Find the lines with "draw" in them and copy them out.

(begin)

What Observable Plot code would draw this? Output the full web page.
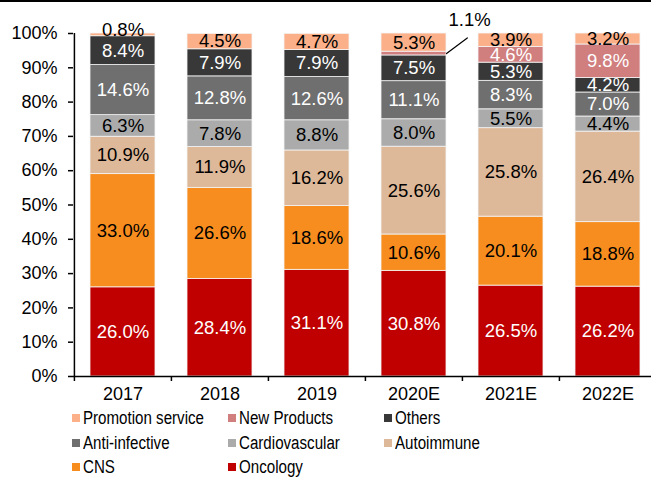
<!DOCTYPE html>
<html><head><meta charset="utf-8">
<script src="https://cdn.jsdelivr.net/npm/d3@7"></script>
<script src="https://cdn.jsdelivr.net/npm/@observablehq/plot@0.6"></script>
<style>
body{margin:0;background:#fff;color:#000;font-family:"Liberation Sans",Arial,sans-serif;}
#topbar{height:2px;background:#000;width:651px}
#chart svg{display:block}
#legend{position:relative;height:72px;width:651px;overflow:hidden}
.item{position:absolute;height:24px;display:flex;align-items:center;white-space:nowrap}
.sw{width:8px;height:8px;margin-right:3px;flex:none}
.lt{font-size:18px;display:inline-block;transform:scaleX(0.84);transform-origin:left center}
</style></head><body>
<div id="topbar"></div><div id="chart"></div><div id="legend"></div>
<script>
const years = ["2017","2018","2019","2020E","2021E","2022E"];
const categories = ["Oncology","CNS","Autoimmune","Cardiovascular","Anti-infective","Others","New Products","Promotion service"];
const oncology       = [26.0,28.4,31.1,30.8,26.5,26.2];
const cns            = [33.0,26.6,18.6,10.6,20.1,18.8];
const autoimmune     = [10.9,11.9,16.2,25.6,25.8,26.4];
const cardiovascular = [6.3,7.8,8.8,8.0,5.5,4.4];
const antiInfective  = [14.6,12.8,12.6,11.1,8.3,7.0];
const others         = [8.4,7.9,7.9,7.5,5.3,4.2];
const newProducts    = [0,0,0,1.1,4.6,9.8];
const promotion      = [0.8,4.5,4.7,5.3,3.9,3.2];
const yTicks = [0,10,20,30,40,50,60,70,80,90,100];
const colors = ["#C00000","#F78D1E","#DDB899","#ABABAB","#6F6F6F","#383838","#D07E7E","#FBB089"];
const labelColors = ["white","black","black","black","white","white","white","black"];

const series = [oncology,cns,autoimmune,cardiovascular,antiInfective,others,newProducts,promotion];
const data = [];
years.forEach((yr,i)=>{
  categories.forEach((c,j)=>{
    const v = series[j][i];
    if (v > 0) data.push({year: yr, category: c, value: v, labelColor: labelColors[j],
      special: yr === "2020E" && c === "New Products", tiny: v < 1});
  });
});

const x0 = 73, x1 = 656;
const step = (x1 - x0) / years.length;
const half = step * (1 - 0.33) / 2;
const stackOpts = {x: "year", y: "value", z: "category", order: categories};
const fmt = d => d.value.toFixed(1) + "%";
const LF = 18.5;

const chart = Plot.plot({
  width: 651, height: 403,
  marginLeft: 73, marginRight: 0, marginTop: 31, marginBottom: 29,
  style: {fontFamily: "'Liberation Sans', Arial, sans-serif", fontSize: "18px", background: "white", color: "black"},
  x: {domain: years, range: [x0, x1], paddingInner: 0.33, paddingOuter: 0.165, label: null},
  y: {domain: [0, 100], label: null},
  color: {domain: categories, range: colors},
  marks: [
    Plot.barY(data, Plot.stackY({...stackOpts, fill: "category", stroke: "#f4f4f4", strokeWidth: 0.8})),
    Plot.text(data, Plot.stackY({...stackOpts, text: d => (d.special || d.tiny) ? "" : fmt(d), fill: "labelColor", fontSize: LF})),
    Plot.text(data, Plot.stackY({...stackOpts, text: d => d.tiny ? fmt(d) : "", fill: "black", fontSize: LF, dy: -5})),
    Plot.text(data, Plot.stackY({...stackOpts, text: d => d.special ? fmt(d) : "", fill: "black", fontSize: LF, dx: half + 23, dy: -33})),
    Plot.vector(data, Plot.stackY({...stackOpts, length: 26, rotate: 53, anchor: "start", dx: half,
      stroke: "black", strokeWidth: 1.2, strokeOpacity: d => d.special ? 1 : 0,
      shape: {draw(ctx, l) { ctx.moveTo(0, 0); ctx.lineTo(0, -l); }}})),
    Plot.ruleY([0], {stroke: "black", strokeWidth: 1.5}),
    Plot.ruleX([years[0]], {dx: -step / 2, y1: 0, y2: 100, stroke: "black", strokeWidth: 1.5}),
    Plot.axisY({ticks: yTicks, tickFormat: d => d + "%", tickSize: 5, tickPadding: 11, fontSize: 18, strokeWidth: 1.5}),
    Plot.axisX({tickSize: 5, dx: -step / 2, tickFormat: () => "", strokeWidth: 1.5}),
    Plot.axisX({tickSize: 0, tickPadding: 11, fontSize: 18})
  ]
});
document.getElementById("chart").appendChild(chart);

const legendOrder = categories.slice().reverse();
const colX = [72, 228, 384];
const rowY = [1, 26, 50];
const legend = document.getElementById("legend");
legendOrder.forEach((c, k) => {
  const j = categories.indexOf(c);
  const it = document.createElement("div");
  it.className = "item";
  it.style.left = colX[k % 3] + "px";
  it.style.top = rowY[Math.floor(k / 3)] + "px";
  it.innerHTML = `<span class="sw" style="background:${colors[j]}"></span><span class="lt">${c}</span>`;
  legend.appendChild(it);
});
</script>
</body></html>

(end)

### Answer to the task
What Observable Plot code would draw this? Output the full web page.
      shape: {draw(ctx, l) { ctx.moveTo(0, 0); ctx.lineTo(0, -l); }}})),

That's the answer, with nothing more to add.